In granting Defendant United Recovery Systems’ (“URS”) motion for judgment on the
pleadings, the Court noted as follows in a footnote:
Although, in light of the case law discussed later in this entry, Davis’ waiver
argument has some traction, under the facts of this case, there is currently no way
around Taylor’s holding. Additionally, the “if applicable” language is not necessary
where, as here, there is no dispute as to whether Capital One was entitled to seek
interest from Davis.
Dkt. No. 21 at 4, n. 2 (emphasis added). Davis argues that the foregoing passage contains a
“clear mistake of fact”; that is, Davis “does dispute that Capital One was entitled to seek interest,
late fees or other charges after it charged off [her] account.” Davis’ Mot. at ¶ 4. Davis, however,
takes the footnote out of context. The entire footnote reads as follows:
Davis argues that Taylor is “inapposite” for two reasons: First, it is based “on the
assumption that the creditor still had [the] ability to charge interest,” Davis’ Resp.
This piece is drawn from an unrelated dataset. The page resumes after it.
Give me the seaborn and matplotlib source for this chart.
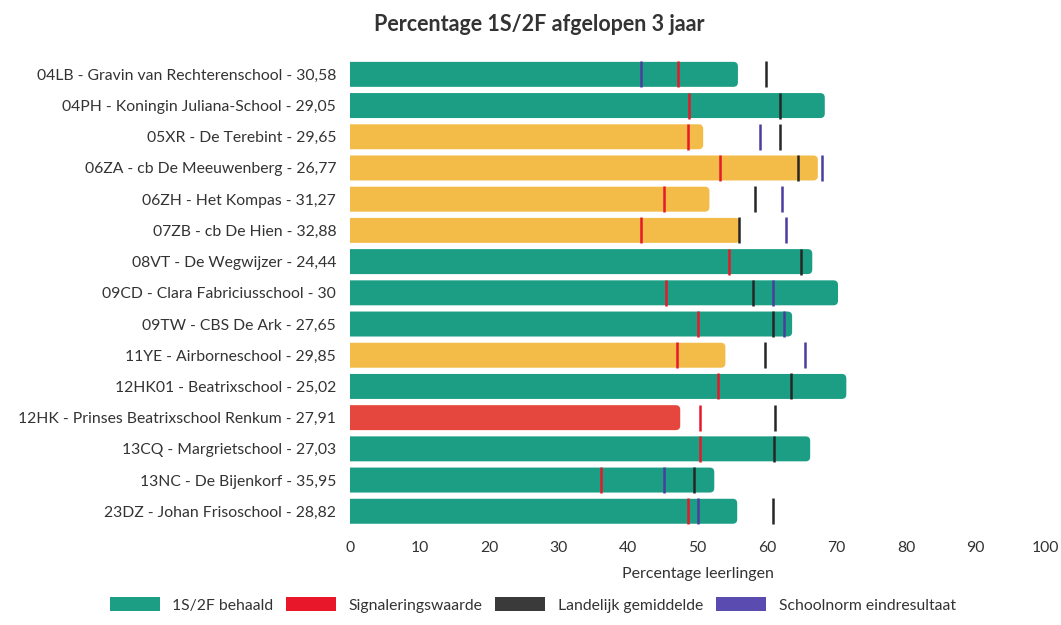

at 7,—in other words, the Taylor court “never considered whether the original
creditor had [officially] waived interest.” Id. at 6. Second, Davis argues that URS’s
interest statement did not contain the qualifying terms “if applicable,” which terms
were found in the interest statement analyzed in Taylor, and which terms inform
consumers that interest may only accrue “if the debtor’s original debt agreement
provided for such interest.” Id. at 7. Both arguments are without merit. Although,
in light of the case law discussed later in this entry, Davis’ waiver argument has
some traction, under the facts of this case, there is currently no way around Taylor’s
holding. Additionally, the “if applicable” language is not necessary where, as here,
there is no dispute as to whether Capital One was entitled to seek interest from
Davis.
Dkt. No. 21 at 4, n. 2 (emphasis added). When read in context, it is clear that the Court’s
reference to “whether Capital One was entitled to seek interest from Davis” refers to “the
debtor’s original debt agreement” and Capital One’s ability to seek interest on Davis’ unpaid
account in the first place—not Capital One’s ability to seek interest after it closed Davis’
account. Again, Davis does not dispute that Capital One was entitled to seek interest on Davis’
unpaid account before it allegedly closed her account. Thus, the Court was not mistaken
regarding the facts or the arguments at issue in this case.
Notwithstanding the foregoing, the Court is still unconvinced that Taylor v. Cavalry Inv.,
LLC, 365 F.3d 572 (7th Cir. 2004) does not control the present case. Thus, the Plaintiff’s motion
for reconsideration is DENIED.
SO ORDERED: 1/07/15
_______________________________
Hon. William T. Lawrence, Judge
United States District Court
Southern District of Indiana
Copies to all counsel of record via electronic communication.